EXERCISE INSTRUCTIONS: Please give the count of lines holding the string "matplotlib" and nothing besides.

RECORDS:
* * *
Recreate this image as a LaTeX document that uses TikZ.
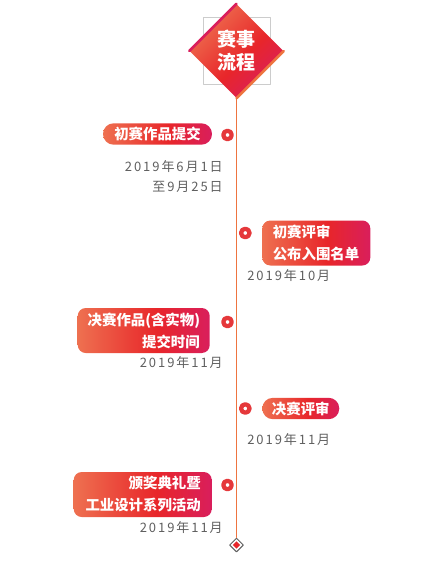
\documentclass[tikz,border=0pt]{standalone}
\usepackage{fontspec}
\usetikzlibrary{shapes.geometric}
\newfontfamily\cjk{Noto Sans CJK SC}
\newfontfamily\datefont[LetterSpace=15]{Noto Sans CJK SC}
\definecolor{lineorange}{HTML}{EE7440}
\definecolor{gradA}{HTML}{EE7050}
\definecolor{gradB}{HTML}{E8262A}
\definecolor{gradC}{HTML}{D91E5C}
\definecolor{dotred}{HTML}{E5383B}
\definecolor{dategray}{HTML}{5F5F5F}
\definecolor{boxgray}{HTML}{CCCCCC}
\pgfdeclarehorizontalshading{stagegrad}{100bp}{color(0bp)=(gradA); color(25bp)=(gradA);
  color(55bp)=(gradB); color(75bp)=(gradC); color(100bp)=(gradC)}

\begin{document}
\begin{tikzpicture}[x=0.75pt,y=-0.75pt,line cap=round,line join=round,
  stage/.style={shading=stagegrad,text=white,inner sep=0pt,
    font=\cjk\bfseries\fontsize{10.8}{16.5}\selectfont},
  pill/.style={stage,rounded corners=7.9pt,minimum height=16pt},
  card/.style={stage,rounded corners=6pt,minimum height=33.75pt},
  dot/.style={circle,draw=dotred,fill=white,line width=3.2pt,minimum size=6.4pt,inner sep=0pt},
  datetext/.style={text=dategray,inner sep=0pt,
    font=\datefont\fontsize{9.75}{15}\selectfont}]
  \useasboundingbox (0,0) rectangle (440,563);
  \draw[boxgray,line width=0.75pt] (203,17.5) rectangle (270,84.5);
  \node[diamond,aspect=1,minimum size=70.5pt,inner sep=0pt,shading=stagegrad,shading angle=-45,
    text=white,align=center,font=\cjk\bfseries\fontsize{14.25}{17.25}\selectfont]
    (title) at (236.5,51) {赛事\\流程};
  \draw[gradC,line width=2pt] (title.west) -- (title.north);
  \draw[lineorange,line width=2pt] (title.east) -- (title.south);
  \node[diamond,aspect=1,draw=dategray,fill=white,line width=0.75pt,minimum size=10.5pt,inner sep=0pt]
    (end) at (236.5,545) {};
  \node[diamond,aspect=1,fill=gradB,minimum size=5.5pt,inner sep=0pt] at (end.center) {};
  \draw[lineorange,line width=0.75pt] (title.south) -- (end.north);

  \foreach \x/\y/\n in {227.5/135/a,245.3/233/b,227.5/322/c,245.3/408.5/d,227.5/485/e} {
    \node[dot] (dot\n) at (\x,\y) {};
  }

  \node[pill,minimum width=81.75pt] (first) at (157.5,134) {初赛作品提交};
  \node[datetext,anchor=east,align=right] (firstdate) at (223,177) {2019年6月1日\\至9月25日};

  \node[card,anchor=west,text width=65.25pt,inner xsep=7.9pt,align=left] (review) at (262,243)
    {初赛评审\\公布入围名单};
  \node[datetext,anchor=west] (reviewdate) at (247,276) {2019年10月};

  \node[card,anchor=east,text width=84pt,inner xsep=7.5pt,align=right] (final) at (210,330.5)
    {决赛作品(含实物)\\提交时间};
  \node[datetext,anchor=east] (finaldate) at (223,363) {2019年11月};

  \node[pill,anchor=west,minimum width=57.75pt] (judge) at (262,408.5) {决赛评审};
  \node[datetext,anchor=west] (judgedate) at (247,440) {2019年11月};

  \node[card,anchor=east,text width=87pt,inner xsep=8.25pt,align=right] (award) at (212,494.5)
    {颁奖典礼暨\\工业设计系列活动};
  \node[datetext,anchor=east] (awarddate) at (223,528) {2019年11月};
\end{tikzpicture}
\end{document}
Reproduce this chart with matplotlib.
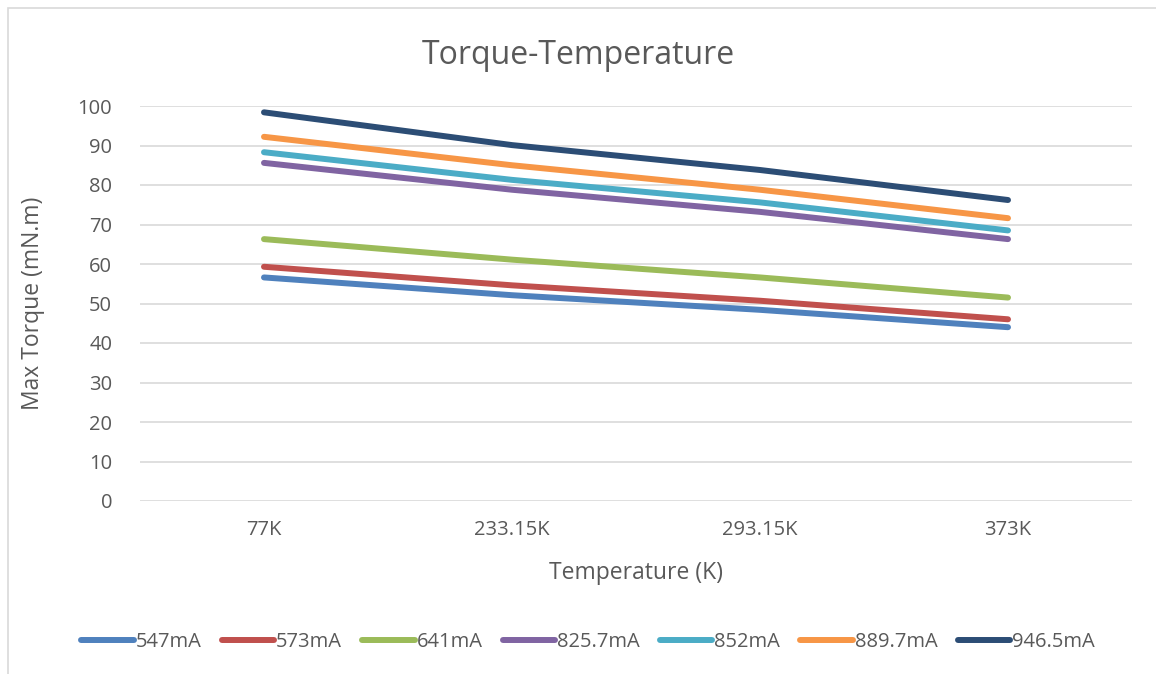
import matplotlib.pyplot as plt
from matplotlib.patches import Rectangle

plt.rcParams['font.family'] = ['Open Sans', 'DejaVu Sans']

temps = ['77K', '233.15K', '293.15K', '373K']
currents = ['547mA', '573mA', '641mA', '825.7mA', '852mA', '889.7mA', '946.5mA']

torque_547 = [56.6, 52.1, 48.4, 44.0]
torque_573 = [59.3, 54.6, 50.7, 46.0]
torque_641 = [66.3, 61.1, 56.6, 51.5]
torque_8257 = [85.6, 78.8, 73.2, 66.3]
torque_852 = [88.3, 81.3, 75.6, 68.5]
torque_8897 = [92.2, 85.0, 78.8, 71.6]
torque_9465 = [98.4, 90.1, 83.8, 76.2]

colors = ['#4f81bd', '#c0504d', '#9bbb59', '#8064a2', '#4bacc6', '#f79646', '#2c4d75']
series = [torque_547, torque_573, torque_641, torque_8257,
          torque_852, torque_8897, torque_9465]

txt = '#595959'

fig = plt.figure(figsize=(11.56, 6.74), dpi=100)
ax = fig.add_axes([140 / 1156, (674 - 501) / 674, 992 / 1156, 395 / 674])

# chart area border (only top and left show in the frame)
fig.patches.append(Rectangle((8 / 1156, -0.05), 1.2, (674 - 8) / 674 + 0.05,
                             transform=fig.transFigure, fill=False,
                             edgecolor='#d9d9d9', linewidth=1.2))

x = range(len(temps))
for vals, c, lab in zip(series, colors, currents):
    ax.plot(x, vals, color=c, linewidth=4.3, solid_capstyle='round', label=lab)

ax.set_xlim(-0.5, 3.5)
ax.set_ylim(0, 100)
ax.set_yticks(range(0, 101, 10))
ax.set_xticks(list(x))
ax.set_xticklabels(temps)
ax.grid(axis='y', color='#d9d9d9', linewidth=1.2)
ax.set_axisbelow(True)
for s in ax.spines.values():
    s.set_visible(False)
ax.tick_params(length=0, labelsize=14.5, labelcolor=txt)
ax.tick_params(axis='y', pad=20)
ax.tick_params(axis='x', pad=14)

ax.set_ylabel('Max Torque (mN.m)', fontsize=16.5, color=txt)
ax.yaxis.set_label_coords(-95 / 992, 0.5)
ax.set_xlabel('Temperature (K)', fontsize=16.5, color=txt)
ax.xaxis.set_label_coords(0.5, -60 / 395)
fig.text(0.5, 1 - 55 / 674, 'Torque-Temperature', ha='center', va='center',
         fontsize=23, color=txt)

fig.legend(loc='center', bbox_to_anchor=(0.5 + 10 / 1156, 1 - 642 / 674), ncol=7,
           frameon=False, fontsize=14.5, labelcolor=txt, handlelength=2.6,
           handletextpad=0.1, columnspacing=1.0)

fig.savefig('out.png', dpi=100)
* * *
CORRECT RESULT: 3